Where is the truth in term limits talk? 

Fafi MP Salah Yakub

Fafi MP Salah Yakub at Parliament Buildings, Nairobi on November 8, 2022. As would have been expected, the suggestion by rookie legislator Yakub that presidential term limits be done away with raised great consternation among Kenyans who were not sure whether it reflected the views of the ruling party UDA, whether it was a trial balloon, or whether it was merely the sentiment of a lone ranger seeking his 10 minutes of fame.

Photo credit: Dennis Onsongo | Nation Media Group

As would have been expected, the suggestion by rookie legislator Salah Yakub that presidential term limits be done away with raised great consternation among Kenyans who were not sure whether it reflected the views of the ruling party UDA, whether it was a trial balloon, or whether it was merely the sentiment of a lone ranger seeking his 10 minutes of fame.

The proposal to substitute the constitutional term limit with an age limit may have been merely capricious or deadly serious, but it certainly wasn’t ignored.

What is surprising is that this potentially dangerous missile was launched by a man whose priorities appear to be completely lopsided. He represents a constituency which is highly underdeveloped due to the murderous activities of al-Shabaab terrorists.

Fafi is sparsely populated – it has fewer than 100,000 souls – and its school system is broken because teachers from outside Garissa County are unwilling to work where they become easy targets – yet instead of attending to those problems, he wants to prescribe Kenya’s future governance through a constitutional amendment. Obviously, something isn’t adding up.

Benefit of the doubt 

Yet, we should give Mr Yakub the benefit of the doubt, for he may know something the rest of us don’t. While it is reassuring that the ruling Kenya Kwanza Alliance, UDA specifically, has disowned the man’s utterances as personal, unease persists, especially in the Azimio camp, and even among others who lived through former President Daniel arap Moi’s 24-year tenure in office. 

They watched him metamorphose from a benevolent dictator into a brutal despot who suppressed all dissent and they could do nothing about it until 1991.

Could it be that there actually is something like that? The MP could not have woken up in the morning and, of his own volition, sought to void Article 142 of Chapter 9 of the Constitution, which is meant to cure the anomalies associated with longevity.

They have a right to be skeptical. But at the same time, those proposing this drastic solution to a non-existent problem are also within their rights. After all, freedom of speech is also enshrined in the same Constitution. 

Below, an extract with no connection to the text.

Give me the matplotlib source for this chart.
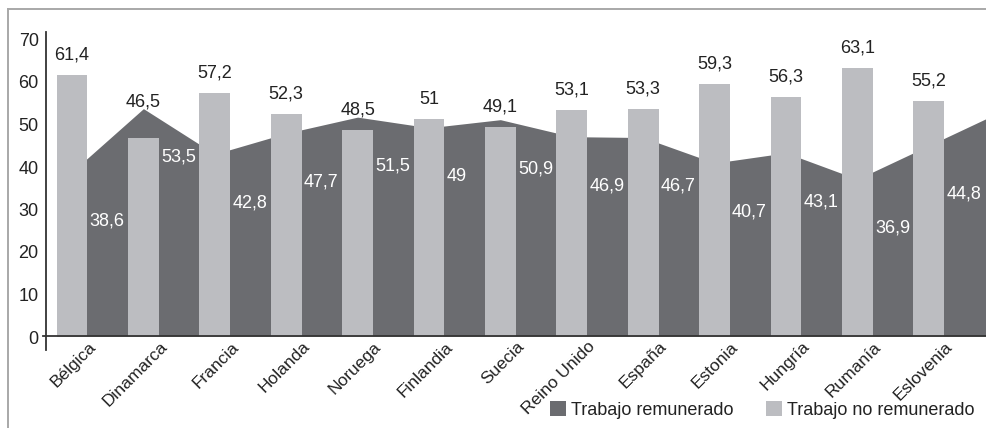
import numpy as np
import matplotlib
matplotlib.use("Agg")
import matplotlib.pyplot as plt
from matplotlib.patches import Patch
from matplotlib.lines import Line2D

plt.rcParams['font.family'] = ['Liberation Sans', 'DejaVu Sans']

categories = ["Bélgica", "Dinamarca", "Francia", "Holanda", "Noruega", "Finlandia",
              "Suecia", "Reino Unido", "España", "Estonia", "Hungría", "Rumanía", "Eslovenia"]
remunerado = [38.6, 53.5, 42.8, 47.7, 51.5, 49.0, 50.9, 46.9, 46.7, 40.7, 43.1, 36.9, 44.8]
no_remunerado = [61.4, 46.5, 57.2, 52.3, 48.5, 51.0, 49.1, 53.1, 53.3, 59.3, 56.3, 63.1, 55.2]
yticks = [0, 10, 20, 30, 40, 50, 60, 70]

def fmt(v):
    s = f"{v:.1f}".replace(".", ",")
    if s.endswith(",0"):
        s = s[:-2]
    return s

DARK = "#6b6c70"
LIGHT = "#bcbdc1"
TXT = "#222222"
PT = 0.72  # points per pixel at dpi 100

W, H = 986, 428
fig = plt.figure(figsize=(W / 100, H / 100), dpi=100)

px_per_unit = 4.25
ax_left_px = 45.7
ax_bottom_px = 336
ytop = 71.6
ax_h_px = ytop * px_per_unit
cat_px = 71.4
first_center_px = 72
ax = fig.add_axes([ax_left_px / W, (H - ax_bottom_px) / H, (W - ax_left_px) / W, ax_h_px / H])

xleft = -(first_center_px - ax_left_px) / cat_px
xright = xleft + (W - ax_left_px) / cat_px
ax.set_xlim(xleft, xright)
ax.set_ylim(0, ytop)

n = len(categories)
x = np.arange(n)
bw = 0.43
rem = np.array(remunerado)
nrem = np.array(no_remunerado)

# area, extended linearly to the first bar's left edge and past the right edge
x0 = -bw / 2
y0 = rem[0] + (x0 - 0) * (rem[1] - rem[0])
x1 = xright + 0.2
y1 = rem[-1] + (x1 - x[-1]) * (rem[-1] - rem[-2])
ax_x = np.r_[x0, x, x1]
ax_y = np.r_[y0, rem, y1]
ax.fill_between(ax_x, 0, ax_y, color=DARK, lw=0, zorder=1)

ax.bar(x, nrem, width=bw, color=LIGHT, zorder=2)

for i in range(n):
    ylab = max(nrem[i] + 20 / px_per_unit, rem[i] + 7 / px_per_unit)
    ax.text(x[i], ylab, fmt(nrem[i]), ha="center", va="center", fontsize=13, color=TXT, zorder=4)
    ax.text(x[i] + bw / 2 + 0.03, rem[i] - 11.5, fmt(rem[i]), ha="left", va="center",
            fontsize=13, color="white", zorder=4)

for s in ax.spines.values():
    s.set_visible(False)
ax.set_xticks([])
ax.set_yticks([])

# y tick labels
for t in yticks:
    ax.annotate(str(t), xy=(0, t), xycoords=("axes fraction", "data"),
                xytext=(-7 * PT, -3 * PT), textcoords="offset points",
                ha="right", va="center", fontsize=13, color=TXT, annotation_clip=False)

# x tick labels
for i, c in enumerate(categories):
    ax.annotate(c, xy=(x[i], 0), xycoords=("data", "axes fraction"),
                xytext=(16 * PT, -3 * PT), textcoords="offset points",
                ha="right", va="top", rotation=45, rotation_mode="anchor",
                fontsize=12.5, color=TXT, annotation_clip=False)

# axis lines
ax.add_line(Line2D([-3 / (W - ax_left_px), 1], [0, 0], transform=ax.transAxes, color="#333333",
                   lw=1.3, clip_on=False, zorder=5))
ax.add_line(Line2D([0, 0], [-14 / ax_h_px, 1], transform=ax.transAxes, color="#333333",
                   lw=1.3, clip_on=False, zorder=5))

# outer frame
fig.add_artist(Line2D([8 / W, 8 / W], [0, (H - 9) / H], color="#a8a8a8", lw=1.4))
fig.add_artist(Line2D([8 / W, 1], [(H - 9) / H, (H - 9) / H], color="#a8a8a8", lw=1.4))

handles = [Patch(facecolor=DARK, edgecolor="none"), Patch(facecolor=LIGHT, edgecolor="none")]
fig.legend(handles, ["Trabajo remunerado", "Trabajo no remunerado"], ncol=2, frameon=False,
           loc="center left", bbox_to_anchor=(550 / W, 18 / H), fontsize=13,
           handlelength=0.9, handleheight=0.9, handletextpad=0.25, columnspacing=1.8,
           borderpad=0, borderaxespad=0, labelcolor=TXT)

fig.savefig("out.png", dpi=100)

Just what is wrong with trying to do away with constitutional term limits? Why shouldn’t a “popularly elected” leader seek to entrench himself in power? Maybe a look at how other African countries have dealt with the issue will provide the answer.

Most of them, with the exception of Ethiopia, Liberia and South Africa, were colonised by imperial western powers between 1884 and 1914. But by 1964, most were free, except for Angola and Mozambique. The founding fathers of these countries did not embrace term limits, and so they ruled until they either died of old age, were toppled in bloody coups, lost elections, or just retired.

However, in the 2010s, the Arab Spring that affected all the dictatorships in northern Africa –Egypt, Tunisia, Libya, Morocco and most of the Arab world – also had an effect on countries south of the Sahara. A wave of longing for political pluralism hit these countries, which had turned into single-party dictatorships, and the dictators could not withstand it.

When the agitation for constitutional reforms hit a crescendo, the evolving new order insisted on instituting term limits to ensure that the people would hold elections after every four or five years, and change their leaders after every eight or 10 years of incumbency.

Today, of the 54 countries in Africa, only four –Morocco, Swaziland and Eswatini (which are hereditary monarchies), and five others, which are under military rule (Chad, Mali, Guinea, Sudan and Egypt) do not observe term limits. The rest respect these limits, except for Uganda, which under President Yoweri Museveni has removed them altogether, and Rwanda, which instituted them in 2015, but in such a manner as to allow its President, Paul Kagame, to rule until 2034 if he so wishes. Eritrea is another country which has never known democracy since it broke away from Ethiopia in 1994.

Life presidents

All in all, most African countries have opted for term limits, which are between 10 and 14 years, but there are a number of holdouts which set unlimited five-year or seven-year terms. This simply means that after such periods, they dutifully hold elections, but the incumbent is free to contest for election after each term until death, meaning such individuals can easily become life presidents without infringing on their countries’ constitutions. In short, whatever the proponents of such a change have in mind for Kenya, precedents have already been set in some African countries, and they are not pleasant to contemplate. 

The elephant in the room, in our case, is whether Kenyans are willing to approve such a move through a referendum. Apparently, they are not, judging from the hullaballoo that greeted the proposal by the neophyte MP. 

The reason why most of Africa – and the world– has opted for term limits is that the only way rulers can keep power is by suppressing the will of the people through brute force. That is how totalitarianism is born and reigns of terror become the norm.